#### [WHAT YOU HAVE TO DO]
Extract every line from the records below that contains the word "this".

────────────────────────────────────────

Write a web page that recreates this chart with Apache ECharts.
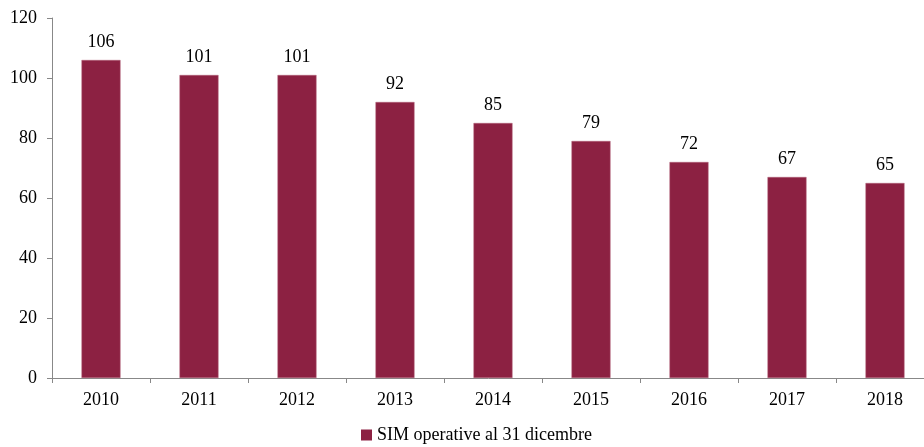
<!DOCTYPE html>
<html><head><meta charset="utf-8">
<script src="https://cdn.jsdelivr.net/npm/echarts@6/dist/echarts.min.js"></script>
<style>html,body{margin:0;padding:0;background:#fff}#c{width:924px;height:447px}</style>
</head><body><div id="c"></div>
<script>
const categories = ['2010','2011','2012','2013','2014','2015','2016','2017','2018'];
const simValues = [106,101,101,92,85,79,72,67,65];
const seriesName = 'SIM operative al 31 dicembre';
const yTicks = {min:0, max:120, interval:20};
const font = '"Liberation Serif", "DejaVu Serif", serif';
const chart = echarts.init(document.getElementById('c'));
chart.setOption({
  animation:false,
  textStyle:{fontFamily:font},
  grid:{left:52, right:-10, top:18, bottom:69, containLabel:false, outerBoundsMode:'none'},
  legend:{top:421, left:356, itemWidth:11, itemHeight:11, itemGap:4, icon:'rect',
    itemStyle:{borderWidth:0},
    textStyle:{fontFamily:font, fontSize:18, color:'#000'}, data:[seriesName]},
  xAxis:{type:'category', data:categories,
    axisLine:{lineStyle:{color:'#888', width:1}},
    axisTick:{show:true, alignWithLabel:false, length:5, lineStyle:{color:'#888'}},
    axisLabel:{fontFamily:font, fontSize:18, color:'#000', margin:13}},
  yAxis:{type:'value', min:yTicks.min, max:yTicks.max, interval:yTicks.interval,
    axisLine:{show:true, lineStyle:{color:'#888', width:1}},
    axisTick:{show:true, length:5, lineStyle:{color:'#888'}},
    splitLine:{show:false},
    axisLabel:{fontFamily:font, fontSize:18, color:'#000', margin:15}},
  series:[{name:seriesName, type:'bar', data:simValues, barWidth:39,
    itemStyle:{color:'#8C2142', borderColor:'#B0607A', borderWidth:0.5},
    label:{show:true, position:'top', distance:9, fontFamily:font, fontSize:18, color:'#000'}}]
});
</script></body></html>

────────────────────────────────────────

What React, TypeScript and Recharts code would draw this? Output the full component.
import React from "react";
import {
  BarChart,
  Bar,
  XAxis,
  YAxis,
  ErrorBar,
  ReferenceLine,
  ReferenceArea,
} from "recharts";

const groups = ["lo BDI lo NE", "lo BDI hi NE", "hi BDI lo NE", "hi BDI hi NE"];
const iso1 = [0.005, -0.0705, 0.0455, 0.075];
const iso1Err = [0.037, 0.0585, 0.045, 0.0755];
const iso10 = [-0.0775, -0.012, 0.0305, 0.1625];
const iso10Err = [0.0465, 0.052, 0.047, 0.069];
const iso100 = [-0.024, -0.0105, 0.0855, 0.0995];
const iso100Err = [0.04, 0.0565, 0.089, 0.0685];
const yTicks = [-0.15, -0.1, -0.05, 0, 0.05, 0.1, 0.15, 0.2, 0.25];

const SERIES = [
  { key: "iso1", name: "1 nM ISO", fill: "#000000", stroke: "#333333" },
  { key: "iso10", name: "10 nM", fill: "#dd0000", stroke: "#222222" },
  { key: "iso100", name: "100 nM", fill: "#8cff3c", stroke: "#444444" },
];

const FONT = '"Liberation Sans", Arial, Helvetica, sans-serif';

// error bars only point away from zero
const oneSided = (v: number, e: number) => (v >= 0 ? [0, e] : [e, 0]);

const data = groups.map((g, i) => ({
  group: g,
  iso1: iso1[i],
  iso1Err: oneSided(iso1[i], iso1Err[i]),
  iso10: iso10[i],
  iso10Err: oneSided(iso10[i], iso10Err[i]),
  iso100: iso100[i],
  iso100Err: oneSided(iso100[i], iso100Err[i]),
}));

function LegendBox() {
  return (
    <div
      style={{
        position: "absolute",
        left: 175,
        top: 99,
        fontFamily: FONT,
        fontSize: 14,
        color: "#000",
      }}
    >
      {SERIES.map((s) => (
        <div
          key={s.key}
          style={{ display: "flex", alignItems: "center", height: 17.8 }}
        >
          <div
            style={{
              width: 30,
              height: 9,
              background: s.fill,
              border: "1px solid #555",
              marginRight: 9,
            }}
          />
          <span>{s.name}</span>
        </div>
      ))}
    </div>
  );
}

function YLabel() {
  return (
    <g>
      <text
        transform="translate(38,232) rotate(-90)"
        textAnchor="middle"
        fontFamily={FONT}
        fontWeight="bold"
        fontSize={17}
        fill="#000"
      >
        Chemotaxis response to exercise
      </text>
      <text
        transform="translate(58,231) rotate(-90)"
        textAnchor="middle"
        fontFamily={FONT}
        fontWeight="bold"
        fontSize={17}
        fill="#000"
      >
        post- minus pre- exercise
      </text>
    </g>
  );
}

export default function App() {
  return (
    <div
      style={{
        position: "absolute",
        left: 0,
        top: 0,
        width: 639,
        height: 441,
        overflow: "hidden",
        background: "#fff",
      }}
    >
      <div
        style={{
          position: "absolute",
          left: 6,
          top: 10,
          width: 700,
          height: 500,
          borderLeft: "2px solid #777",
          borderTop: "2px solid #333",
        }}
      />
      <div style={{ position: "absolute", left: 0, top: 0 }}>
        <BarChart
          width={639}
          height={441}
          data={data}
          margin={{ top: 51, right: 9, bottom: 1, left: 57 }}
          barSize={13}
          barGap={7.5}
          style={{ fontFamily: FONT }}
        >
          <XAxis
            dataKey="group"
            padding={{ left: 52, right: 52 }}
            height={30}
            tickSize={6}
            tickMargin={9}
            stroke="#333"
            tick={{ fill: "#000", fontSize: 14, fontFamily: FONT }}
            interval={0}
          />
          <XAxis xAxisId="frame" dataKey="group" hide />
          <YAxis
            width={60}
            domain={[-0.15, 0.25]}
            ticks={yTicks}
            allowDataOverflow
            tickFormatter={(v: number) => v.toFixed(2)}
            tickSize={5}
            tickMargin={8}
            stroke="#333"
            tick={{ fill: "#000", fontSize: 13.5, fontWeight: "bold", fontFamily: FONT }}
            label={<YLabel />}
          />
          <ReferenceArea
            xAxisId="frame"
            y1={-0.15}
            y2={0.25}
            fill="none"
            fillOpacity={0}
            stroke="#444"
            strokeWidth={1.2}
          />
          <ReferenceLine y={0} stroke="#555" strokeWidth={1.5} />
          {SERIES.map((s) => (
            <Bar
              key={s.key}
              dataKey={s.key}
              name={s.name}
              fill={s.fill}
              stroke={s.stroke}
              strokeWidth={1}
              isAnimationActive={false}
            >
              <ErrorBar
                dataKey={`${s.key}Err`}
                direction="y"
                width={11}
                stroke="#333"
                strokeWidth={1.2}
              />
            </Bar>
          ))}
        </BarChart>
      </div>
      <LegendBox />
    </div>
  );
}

────────────────────────────────────────

#### [WORKED SOLUTION]
Write a web page that recreates this chart with Apache ECharts.
What React, TypeScript and Recharts code would draw this? Output the full component.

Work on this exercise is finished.